Georg Wilhelm von der Marwitz (c. 1723 – c. 8 July 1759), also known as Black Marwitz, was a Prussian major, quartermaster, and adjutant to Frederick II of Prussia.

==Biography==
In his youth, Marwitz was appointed as a page of Frederick the Great. He later became a favourite of Prince Henry, the king's younger brother. The king became aware of the relationship between the prince and the page. In March 1746, Frederick sent a series of satirical letters to Henry, poking fun at the prince's affection and Marwitz alike. After this spat between the brothers, Marwitz was dismissed from his post. Nonetheless, Prince Henry managed to secure Marwitz a position in the 1st Infantry Regiment. However, not long afterwards, the Prince is said to have "banished [Marwitz] from his sight, on account of duplicity and bad behavior." Henry seems to have suspected Marwitz of conspiring against his brother, Prince Augustus Ferdinand. Over the course of the next decade, Marwitz continuously fell in and out of favour with the king. Finally, in 1757, he regained the favour of both the ruler and the prince. Frederick granted him a position as an adjutant, and Prince Henry re-admitted him to his circle.

There are some indications that Marwitz possessed literary talents. In his satirical letter dated to March 3, 1746, Frederick mentions that Marwitz was allegedly writing elegies filled with passionate kisses to Prince Henry. Apparently, the king tutored Marwitz personally and permitted him to use the royal library. During the Seven Years' War, Frederick even commissioned Marwitz to write his biography.

Marwitz passed away on (or some days prior to) the 8th of July, 1759 in Landeshut, of a hot fever with measles. Frederick personally penned a letter to relay the news of Marwitz's passing to Prince Henry. Years later, the prince would dedicate a plaque on the Rheinsberg Obelisk to Marwitz. The last lines of the memorial inscription read: his merits and the services [he rendered] would be forgotten, if they were not preserved by this monument.

==Hochkirch Controversy==
Fontane relates that prior to the Battle of Hochkirch in 1758, Marwitz "refused […] to make camp at the designated location, since it seemed ripe for attacking. He was consequently not only disgraced but also not awarded the Pour le mérite."
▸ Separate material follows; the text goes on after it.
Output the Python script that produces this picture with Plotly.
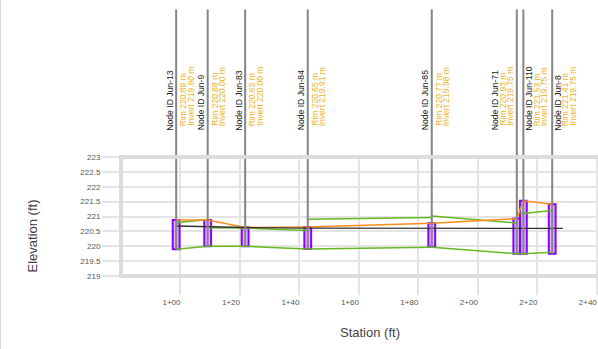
import plotly.graph_objects as go

# ---- profile data -------------------------------------------------------
node_ids = ["Jun-13", "Jun-9", "Jun-83", "Jun-84", "Jun-85", "Jun-71", "Jun-110", "Jun-8"]
stations = [98.55, 109.15, 121.75, 142.8, 184.5, 213.1, 215.3, 225.0]
rims = [220.88, 220.88, 220.63, 220.65, 220.77, 220.93, 221.53, 221.41]
inverts = [219.90, 220.00, 220.00, 219.91, 219.98, 219.75, 219.75, 219.75]

# pipes between consecutive nodes (upstream index -> downstream index)
pipe_from = [0, 1, 2, 3, 4, 5, 6]
pipe_to = [1, 2, 3, 4, 5, 6, 7]
pipe_inv_up = [219.90, 220.00, 220.00, 219.91, 219.97, 219.75, 219.75]
pipe_inv_dn = [220.00, 220.00, 219.91, 219.97, 219.75, 219.75, 219.80]
pipe_crown_up = [220.79, 220.62, 220.61, 220.91, 221.02, 221.10, 221.10]
pipe_crown_dn = [220.90, 220.61, 220.53, 220.97, 220.78, 221.10, 221.20]

# hydraulic grade line
hgl_station = [98.55, 121.75, 142.8, 184.5, 228.6]
hgl_elev = [220.68, 220.63, 220.61, 220.60, 220.60]

x_tick_vals = [100, 120, 140, 160, 180, 200, 220, 240]
x_tick_text = ["%d+%02d" % (v // 100, v % 100) for v in x_tick_vals]

# ---- styling / layout constants -----------------------------------------
X_RANGE = [80, 240.4]
Y_RANGE = [219, 223]
FONT = "Liberation Sans, Arial, sans-serif"
RIM_COLOR = "#f0b21a"
NODE_LINE = "#858585"
# label offsets (px) from each node line: node id, rim line, invert line
label_offsets = {
    "default": (-7, 6.5, 14),
    "Jun-71": (-22, -14.7, -7.5),
    "Jun-110": (5.5, 13.5, 20.5),
    "Jun-8": (5, 12.5, 20),
}

fig = go.Figure()

# pipe crowns and inverts
px, py = [], []
for a, b, iu, idn, cu, cd in zip(pipe_from, pipe_to, pipe_inv_up, pipe_inv_dn,
                                 pipe_crown_up, pipe_crown_dn):
    px += [stations[a], stations[b], None, stations[a], stations[b], None]
    py += [cu, cd, None, iu, idn, None]
fig.add_trace(go.Scatter(x=px, y=py, mode="lines",
                         line=dict(color="#66b822", width=1.5),
                         hoverinfo="skip"))

# ground (rim) line
fig.add_trace(go.Scatter(x=stations, y=rims, mode="lines",
                         line=dict(color="#ff8c1a", width=1.5),
                         hoverinfo="skip"))

# HGL
fig.add_trace(go.Scatter(x=hgl_station, y=hgl_elev, mode="lines",
                         line=dict(color="#333333", width=1.3),
                         hoverinfo="skip"))

# manholes as bars from invert to rim
fig.add_trace(go.Bar(x=stations, y=[r - i for r, i in zip(rims, inverts)],
                     base=inverts, width=2.3,
                     marker=dict(color="rgba(165,90,255,0.42)",
                                 line=dict(color="#8a00ff", width=2)),
                     hoverinfo="skip"))

# node lines inside the plot (invert up to the top of the axis)
vx, vy = [], []
for s, inv in zip(stations, inverts):
    vx += [s, s, None]
    vy += [inv, Y_RANGE[1], None]
fig.add_trace(go.Scatter(x=vx, y=vy, mode="lines",
                         line=dict(color=NODE_LINE, width=2),
                         hoverinfo="skip"))

shapes = []
# node lines continuing above the plot
for s in stations:
    shapes.append(dict(type="line", xref="x", yref="paper", x0=s, x1=s,
                       y0=1, y1=2.24, line=dict(color=NODE_LINE, width=2)))
# frame around the plot area
shapes.append(dict(type="rect", xref="paper", yref="paper", x0=0, x1=1.05,
                   y0=0, y1=1, line=dict(color="#dcdcdc", width=4),
                   layer="above"))
# thin page border on the left
shapes.append(dict(type="line", xref="paper", yref="paper",
                   x0=-120.5 / 477, x1=-120.5 / 477, y0=-0.62, y1=2.33,
                   line=dict(color="#d6d6d6", width=1)))

annotations = []
for nid, s, r, inv in zip(node_ids, stations, rims, inverts):
    o_id, o_rim, o_inv = label_offsets.get(nid, label_offsets["default"])
    common = dict(x=s, xref="x", yref="paper", y=1, textangle=-90,
                  showarrow=False, xanchor="center", yanchor="bottom",
                  borderpad=0)
    annotations.append(dict(text="Node ID " + nid, xshift=o_id, yshift=25.5,
                            font=dict(family=FONT, size=8.6, color="#1a1a1a"),
                            **common))
    annotations.append(dict(text="Rim %.2f m" % r, xshift=o_rim, yshift=30,
                            font=dict(family=FONT, size=8.5, color=RIM_COLOR),
                            **common))
    annotations.append(dict(text="Invert %.2f m" % inv, xshift=o_inv, yshift=30,
                            font=dict(family=FONT, size=8.5, color=RIM_COLOR),
                            **common))

# axis titles
annotations.append(dict(text="Station (ft)", xref="paper", yref="paper",
                        x=(370 - 121) / 477, y=(276.5 - 333) / 119,
                        showarrow=False, xanchor="center", yanchor="middle",
                        font=dict(family=FONT, size=13, color="#444444")))
annotations.append(dict(text="Elevation (ft)", xref="paper", yref="paper",
                        x=(32 - 121) / 477, y=(276.5 - 237) / 119,
                        textangle=-90, showarrow=False,
                        xanchor="center", yanchor="middle",
                        font=dict(family=FONT, size=13, color="#444444")))

fig.update_layout(
    width=598, height=349,
    margin=dict(l=121, r=0, t=157, b=73),
    paper_bgcolor="white", plot_bgcolor="white",
    showlegend=False,
    shapes=shapes,
    annotations=annotations,
    font=dict(family=FONT),
    xaxis=dict(range=X_RANGE, tickvals=x_tick_vals, ticktext=x_tick_text,
               showgrid=True, gridcolor="#e4e4e4", gridwidth=1.5,
               ticks="outside", ticklen=18, tickwidth=1.5, tickcolor="#e4e4e4",
               ticklabelshift=-9,
               tickfont=dict(family=FONT, size=8, color="#555555"),
               zeroline=False, showline=False),
    yaxis=dict(range=Y_RANGE, dtick=0.5,
               showgrid=True, gridcolor="#e4e4e4", gridwidth=1.5,
               ticks="outside", ticklen=18, tickwidth=1.5, tickcolor="#e4e4e4",
               tickfont=dict(family=FONT, size=8, color="#555555"),
               zeroline=False, showline=False),
)

fig.write_html("out.html")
Henri de Catt, however, gives a different account of these events, apparently based on what Marwitz himself once told him. According to De Catt's recounting, the incident took place as follows: Some time before the Battle of Hochkirch, Frederick ordered Marwitz to set up camp. The king had long sought an excuse to reprimand his adjutant. Marwitz was consequently told that his camp was atrocious and against all common-sense rules. Marwitz was then put under house arrest until after the battle. The king subsequently arranged the camp at Hochkirch after his own fashion, telling Marwitz that he should follow the royal example. However, this encampment proved to be unsuitable in the following battle. The tale of Marwitz at Hochkirch is also recounted by a distant relative, Friedrich August Ludwig von der Marwitz. However, in his recounting, Marwitz is not punished for his objection to the royal orders. Thus, Friederich August's narrative is likely an idealized version of the events.